Exposing the myth of 'at-will' employment
We hear the phrase "at-will employment" all the time. Your employee handbook probably says in bold letters that employment at your company is "at will." The generally accepted definition, and the one used by courts, is that employment "at will" means either the employer or the employee can terminate the employment relationship at any time, for any reason, without penalty. In most states, the courts say employment at will applies unless the employee has an employment agreement protecting her job (which could be a collective bargaining agreement). Most importantly for employers, "at will" means an employee can be fired for any reason (or no reason) without notice. Or does it? The idea that an employer can fire someone without a reason is at worst a myth and at best ill-advised.

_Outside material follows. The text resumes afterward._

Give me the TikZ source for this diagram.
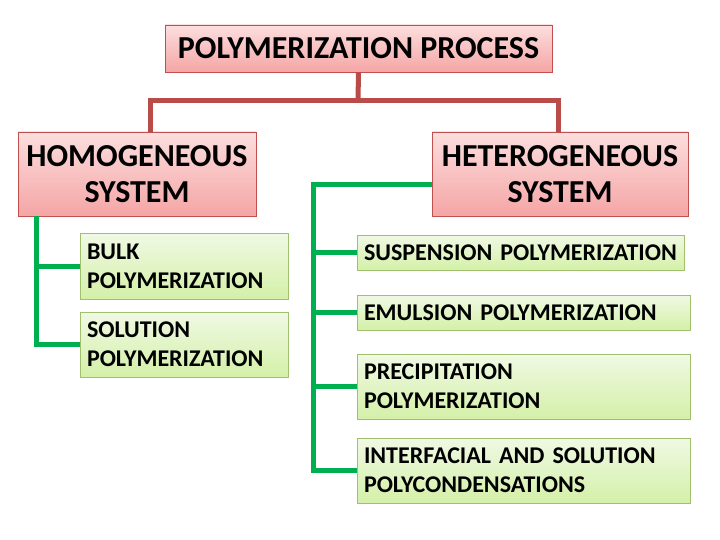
\documentclass[tikz,border=0pt]{standalone}
\usepackage{fontspec}
\setmainfont{Carlito}
\definecolor{boxred}{RGB}{192,80,77}
\definecolor{linered}{RGB}{185,75,72}
\definecolor{pinktop}{RGB}{252,222,222}
\definecolor{pinkbot}{RGB}{245,165,165}
\definecolor{greentop}{RGB}{240,249,228}
\definecolor{greenbot}{RGB}{212,240,168}
\definecolor{boxgreen}{RGB}{160,192,110}
\definecolor{linegreen}{RGB}{0,176,80}
\begin{document}
\begin{tikzpicture}[x=1pt,y=-1pt,
    headbox/.style={draw=boxred, line width=0.8pt, top color=pinktop, bottom color=pinkbot,
        align=center, inner sep=0pt, font=\bfseries\fontsize{32}{36}\selectfont},
    subbox/.style={draw=boxgreen, line width=0.8pt, top color=greentop, bottom color=greenbot,
        align=left, inner xsep=7pt, inner ysep=0pt, font=\bfseries\fontsize{24}{29}\selectfont},
    redline/.style={draw=linered, line width=5pt},
    greenline/.style={draw=linegreen, line width=5pt}]
\useasboundingbox[fill=white] (0,0) rectangle (720,540);

\node[headbox, minimum width=387pt, minimum height=47pt] (proc) at (358.5,48.5) {POLYMERIZATION PROCESS};
\node[headbox, minimum width=238pt, minimum height=84pt] (homo) at (137,174) {HOMOGENEOUS\\SYSTEM};
\node[headbox, minimum width=256pt, minimum height=84pt] (hetero) at (560,174) {HETEROGENEOUS\\SYSTEM};

\node[subbox, text width=194pt, minimum height=66pt] (bulk) at (184,266) {BULK\\POLYMERIZATION};
\node[subbox, text width=194pt, minimum height=65pt] (solution) at (184,344.5) {SOLUTION\\POLYMERIZATION};

\node[subbox, text width=313pt, minimum height=35pt] (susp) at (520.5,252.5) {SUSPENSION POLYMERIZATION};
\node[subbox, text width=319pt, minimum height=35pt] (emul) at (523.5,312.5) {EMULSION POLYMERIZATION};
\node[subbox, text width=319pt, minimum height=65pt] (precip) at (523.5,386.5) {PRECIPITATION\\POLYMERIZATION};
\node[subbox, text width=319pt, minimum height=65pt] (interf) at (523.5,470.5) {INTERFACIAL AND SOLUTION\\POLYCONDENSATIONS};

\coordinate (rj) at (358,101);
\coordinate (hbus) at (313,185);

\draw[redline] (proc.south) -- (rj);
\draw[redline] ([xshift=13pt]homo.north) |- (rj) -| ([xshift=-2pt]hetero.north);

\draw[greenline] ([xshift=19pt]homo.south west) |- (bulk.west);
\draw[greenline] ([xshift=19pt]homo.south west) |- (solution.west);

\draw[greenline] (hetero.west |- hbus) -- (hbus) |- (interf.west);
\draw[greenline] (hbus |- susp.west) -- (susp.west);
\draw[greenline] (hbus |- emul.west) -- (emul.west);
\draw[greenline] (hbus |- precip.west) -- (precip.west);
\end{tikzpicture}
\end{document}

'At will,' only until you get sued
In many cases, an employer will need to articulate a valid (i.e., legitimate nondiscriminatory) reason for firing an employee if she makes a claim she was fired because of unlawful discrimination. Practically, that means you should always have a valid reason for firing employees and renders the standard definition of "at-will" employment a myth.
Here's how it works: When an employee claims she was fired for a discriminatory reason, she has to establish a prima facie (minimally sufficient) case, which requires her to prove facts suggesting discrimination. So what's the problem? Even if she wasn't laid off for any reason, that doesn't mean she can show she was laid off because of discrimination.